Available data:
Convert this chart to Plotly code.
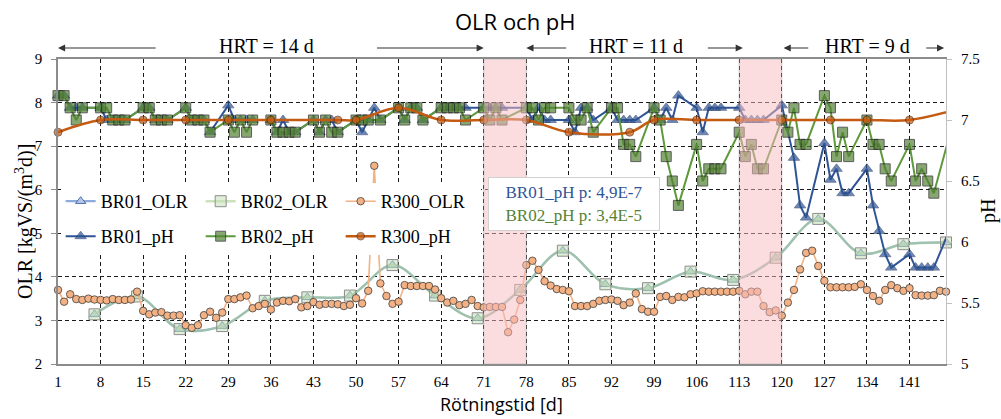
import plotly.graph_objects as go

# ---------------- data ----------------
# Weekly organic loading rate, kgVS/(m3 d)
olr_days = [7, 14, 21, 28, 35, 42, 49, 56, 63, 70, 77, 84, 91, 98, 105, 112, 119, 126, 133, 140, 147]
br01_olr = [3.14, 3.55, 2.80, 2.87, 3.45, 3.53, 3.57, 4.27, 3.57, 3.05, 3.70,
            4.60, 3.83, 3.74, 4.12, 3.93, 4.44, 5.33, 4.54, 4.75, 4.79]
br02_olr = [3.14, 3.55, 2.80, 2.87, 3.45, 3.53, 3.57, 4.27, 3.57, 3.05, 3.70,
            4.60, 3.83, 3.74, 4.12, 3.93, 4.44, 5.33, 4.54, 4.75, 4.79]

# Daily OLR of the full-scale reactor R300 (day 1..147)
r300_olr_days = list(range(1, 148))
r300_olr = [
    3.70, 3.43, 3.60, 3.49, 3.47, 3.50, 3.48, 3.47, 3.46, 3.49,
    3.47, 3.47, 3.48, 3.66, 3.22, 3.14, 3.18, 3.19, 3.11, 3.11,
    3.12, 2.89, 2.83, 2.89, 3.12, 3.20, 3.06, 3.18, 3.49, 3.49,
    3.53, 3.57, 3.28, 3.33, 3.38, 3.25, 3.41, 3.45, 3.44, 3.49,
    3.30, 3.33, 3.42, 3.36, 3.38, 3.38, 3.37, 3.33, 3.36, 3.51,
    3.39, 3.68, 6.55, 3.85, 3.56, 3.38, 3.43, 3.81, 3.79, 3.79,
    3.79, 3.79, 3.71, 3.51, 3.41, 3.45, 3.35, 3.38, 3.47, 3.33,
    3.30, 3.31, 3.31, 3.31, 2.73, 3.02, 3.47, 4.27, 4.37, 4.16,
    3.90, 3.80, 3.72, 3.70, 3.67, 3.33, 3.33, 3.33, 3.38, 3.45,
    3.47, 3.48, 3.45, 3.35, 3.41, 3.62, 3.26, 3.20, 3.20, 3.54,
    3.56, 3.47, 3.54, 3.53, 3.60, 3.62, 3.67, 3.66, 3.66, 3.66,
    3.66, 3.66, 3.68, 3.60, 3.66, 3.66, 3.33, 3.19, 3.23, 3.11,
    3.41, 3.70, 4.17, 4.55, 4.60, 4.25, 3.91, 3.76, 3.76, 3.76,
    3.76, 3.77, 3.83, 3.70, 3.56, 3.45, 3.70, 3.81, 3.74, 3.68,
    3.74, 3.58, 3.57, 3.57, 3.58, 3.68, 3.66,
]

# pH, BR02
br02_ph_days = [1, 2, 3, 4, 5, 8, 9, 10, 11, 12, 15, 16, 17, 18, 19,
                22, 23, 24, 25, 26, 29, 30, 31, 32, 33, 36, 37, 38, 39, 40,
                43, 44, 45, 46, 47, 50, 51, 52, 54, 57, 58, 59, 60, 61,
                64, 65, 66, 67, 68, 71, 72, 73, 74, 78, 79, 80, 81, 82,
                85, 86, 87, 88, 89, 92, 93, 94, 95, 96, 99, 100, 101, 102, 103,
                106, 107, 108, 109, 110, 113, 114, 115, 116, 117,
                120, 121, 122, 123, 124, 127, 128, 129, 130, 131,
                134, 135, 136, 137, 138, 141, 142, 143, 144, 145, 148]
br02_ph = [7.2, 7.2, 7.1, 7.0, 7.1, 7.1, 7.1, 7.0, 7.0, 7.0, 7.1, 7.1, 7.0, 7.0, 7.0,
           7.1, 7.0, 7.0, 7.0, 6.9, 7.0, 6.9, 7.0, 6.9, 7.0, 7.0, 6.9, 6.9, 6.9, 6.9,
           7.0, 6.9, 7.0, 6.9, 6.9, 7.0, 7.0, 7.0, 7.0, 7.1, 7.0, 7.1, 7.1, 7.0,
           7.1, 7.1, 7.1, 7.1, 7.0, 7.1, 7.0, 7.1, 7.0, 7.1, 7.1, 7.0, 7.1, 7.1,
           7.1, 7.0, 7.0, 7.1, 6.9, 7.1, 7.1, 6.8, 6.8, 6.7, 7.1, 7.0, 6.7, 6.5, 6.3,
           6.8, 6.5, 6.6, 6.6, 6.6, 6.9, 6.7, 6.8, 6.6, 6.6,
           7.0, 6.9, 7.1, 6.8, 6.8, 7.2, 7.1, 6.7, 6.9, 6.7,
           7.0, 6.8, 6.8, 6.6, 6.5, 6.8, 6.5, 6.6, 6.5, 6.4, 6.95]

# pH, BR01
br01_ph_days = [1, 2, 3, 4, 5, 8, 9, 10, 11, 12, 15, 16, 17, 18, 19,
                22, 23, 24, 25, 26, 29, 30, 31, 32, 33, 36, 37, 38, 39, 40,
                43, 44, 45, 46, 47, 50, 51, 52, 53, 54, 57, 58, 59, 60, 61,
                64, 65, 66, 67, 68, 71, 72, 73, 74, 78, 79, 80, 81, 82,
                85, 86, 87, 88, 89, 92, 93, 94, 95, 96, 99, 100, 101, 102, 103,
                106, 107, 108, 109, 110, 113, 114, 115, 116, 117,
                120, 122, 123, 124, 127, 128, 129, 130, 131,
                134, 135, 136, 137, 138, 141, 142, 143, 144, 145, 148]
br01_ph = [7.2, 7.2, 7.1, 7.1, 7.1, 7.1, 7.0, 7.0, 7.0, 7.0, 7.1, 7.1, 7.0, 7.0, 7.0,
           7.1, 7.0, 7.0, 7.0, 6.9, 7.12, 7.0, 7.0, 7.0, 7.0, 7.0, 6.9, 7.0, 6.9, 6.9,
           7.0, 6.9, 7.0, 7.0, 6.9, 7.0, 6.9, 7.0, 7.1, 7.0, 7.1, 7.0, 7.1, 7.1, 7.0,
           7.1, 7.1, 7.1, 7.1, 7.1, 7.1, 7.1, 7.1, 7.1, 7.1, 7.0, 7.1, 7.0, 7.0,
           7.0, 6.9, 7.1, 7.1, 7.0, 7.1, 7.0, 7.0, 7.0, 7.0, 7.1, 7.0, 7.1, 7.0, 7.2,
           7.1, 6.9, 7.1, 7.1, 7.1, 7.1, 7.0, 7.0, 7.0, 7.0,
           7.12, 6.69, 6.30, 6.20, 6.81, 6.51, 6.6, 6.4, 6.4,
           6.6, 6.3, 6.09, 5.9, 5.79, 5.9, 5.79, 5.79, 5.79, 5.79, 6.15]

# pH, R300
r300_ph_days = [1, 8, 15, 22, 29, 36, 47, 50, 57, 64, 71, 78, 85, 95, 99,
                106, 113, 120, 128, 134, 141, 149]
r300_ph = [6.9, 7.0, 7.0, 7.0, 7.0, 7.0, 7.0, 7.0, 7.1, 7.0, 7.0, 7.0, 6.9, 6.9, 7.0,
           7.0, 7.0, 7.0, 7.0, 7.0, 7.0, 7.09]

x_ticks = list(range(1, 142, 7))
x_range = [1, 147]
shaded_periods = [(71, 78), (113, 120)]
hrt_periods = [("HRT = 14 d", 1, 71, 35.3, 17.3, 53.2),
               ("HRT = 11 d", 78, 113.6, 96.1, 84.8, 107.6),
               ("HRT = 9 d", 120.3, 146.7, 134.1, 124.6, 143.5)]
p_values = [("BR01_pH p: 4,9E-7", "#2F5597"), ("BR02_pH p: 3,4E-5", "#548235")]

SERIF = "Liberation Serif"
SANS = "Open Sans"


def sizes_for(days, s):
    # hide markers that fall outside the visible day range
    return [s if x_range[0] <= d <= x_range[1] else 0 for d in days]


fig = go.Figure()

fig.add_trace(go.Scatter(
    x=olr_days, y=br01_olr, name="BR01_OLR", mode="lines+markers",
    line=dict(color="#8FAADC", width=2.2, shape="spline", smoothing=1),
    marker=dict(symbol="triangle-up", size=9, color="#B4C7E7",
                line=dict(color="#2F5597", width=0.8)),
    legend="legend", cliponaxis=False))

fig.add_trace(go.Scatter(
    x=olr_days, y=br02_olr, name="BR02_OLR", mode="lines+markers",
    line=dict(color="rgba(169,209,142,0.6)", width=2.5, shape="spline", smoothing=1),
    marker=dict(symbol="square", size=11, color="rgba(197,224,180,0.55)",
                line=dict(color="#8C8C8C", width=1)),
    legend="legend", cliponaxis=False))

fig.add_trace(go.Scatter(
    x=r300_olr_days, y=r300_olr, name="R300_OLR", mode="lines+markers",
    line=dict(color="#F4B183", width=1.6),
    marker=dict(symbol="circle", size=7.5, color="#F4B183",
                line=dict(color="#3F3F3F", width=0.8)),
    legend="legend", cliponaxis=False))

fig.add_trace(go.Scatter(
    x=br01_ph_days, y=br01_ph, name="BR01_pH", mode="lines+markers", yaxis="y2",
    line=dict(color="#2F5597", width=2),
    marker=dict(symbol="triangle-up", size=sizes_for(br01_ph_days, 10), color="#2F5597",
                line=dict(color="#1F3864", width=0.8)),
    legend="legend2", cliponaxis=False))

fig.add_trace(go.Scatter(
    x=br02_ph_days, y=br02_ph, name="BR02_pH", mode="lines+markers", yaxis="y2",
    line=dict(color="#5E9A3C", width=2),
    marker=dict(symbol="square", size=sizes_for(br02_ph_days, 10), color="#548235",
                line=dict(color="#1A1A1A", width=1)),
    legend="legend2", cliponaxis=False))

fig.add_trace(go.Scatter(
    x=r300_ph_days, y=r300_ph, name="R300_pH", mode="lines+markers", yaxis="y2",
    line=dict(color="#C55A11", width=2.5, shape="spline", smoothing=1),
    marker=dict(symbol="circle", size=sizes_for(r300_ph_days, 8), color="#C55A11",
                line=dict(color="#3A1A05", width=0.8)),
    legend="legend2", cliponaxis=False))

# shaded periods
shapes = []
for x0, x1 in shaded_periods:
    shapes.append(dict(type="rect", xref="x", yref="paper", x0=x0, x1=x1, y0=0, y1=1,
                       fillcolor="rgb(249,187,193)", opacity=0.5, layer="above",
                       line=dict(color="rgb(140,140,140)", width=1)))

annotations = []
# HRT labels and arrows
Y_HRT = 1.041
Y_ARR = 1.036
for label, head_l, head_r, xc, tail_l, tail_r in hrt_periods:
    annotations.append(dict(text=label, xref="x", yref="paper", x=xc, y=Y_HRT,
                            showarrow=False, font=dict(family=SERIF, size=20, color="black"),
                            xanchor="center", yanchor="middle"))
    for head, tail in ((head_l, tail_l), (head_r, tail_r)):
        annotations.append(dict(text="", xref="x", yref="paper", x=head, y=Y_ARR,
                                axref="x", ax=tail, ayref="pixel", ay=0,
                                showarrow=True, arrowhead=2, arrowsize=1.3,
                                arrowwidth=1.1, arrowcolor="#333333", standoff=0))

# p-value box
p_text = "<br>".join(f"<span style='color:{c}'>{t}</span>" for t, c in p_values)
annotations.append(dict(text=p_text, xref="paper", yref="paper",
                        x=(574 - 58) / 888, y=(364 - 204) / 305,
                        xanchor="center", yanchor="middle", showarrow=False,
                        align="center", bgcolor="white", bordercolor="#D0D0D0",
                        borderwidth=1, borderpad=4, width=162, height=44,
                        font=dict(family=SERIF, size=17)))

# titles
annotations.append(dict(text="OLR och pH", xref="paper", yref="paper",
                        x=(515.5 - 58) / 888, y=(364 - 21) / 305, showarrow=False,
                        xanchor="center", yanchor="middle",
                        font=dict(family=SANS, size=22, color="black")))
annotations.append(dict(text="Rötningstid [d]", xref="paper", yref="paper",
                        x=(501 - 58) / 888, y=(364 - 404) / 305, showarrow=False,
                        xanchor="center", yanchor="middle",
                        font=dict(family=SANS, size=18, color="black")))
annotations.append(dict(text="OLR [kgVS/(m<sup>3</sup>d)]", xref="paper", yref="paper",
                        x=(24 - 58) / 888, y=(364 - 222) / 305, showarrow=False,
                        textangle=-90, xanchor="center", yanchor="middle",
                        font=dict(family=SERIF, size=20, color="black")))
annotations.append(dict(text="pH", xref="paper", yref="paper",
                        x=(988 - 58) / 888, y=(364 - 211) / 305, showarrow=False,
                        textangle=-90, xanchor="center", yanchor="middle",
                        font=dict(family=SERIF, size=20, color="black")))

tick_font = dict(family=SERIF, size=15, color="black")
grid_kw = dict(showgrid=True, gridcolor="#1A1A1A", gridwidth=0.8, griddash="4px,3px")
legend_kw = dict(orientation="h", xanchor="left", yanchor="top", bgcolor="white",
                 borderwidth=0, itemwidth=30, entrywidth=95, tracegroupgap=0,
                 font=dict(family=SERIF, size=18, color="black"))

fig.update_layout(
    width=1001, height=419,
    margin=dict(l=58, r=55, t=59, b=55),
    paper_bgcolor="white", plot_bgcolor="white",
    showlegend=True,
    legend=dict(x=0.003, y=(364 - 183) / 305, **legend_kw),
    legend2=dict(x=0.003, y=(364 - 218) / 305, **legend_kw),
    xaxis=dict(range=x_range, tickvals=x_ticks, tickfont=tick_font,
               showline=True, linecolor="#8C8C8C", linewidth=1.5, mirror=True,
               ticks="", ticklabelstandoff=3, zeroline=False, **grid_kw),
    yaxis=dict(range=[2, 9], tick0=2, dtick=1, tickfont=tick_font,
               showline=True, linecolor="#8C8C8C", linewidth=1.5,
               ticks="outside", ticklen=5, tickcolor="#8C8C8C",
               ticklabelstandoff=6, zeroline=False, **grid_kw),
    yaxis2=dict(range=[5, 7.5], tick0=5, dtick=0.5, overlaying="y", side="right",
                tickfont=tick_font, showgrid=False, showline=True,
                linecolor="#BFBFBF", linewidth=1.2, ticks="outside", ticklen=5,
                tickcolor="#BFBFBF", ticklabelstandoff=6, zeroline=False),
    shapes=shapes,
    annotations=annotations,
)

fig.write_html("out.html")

Stated exercise:
Look at the listing and set down only the lines from its start through the line with "import plotly.graph_objects as go", word for word and without pictures.

Response:
Convert this chart to Plotly code.
import plotly.graph_objects as go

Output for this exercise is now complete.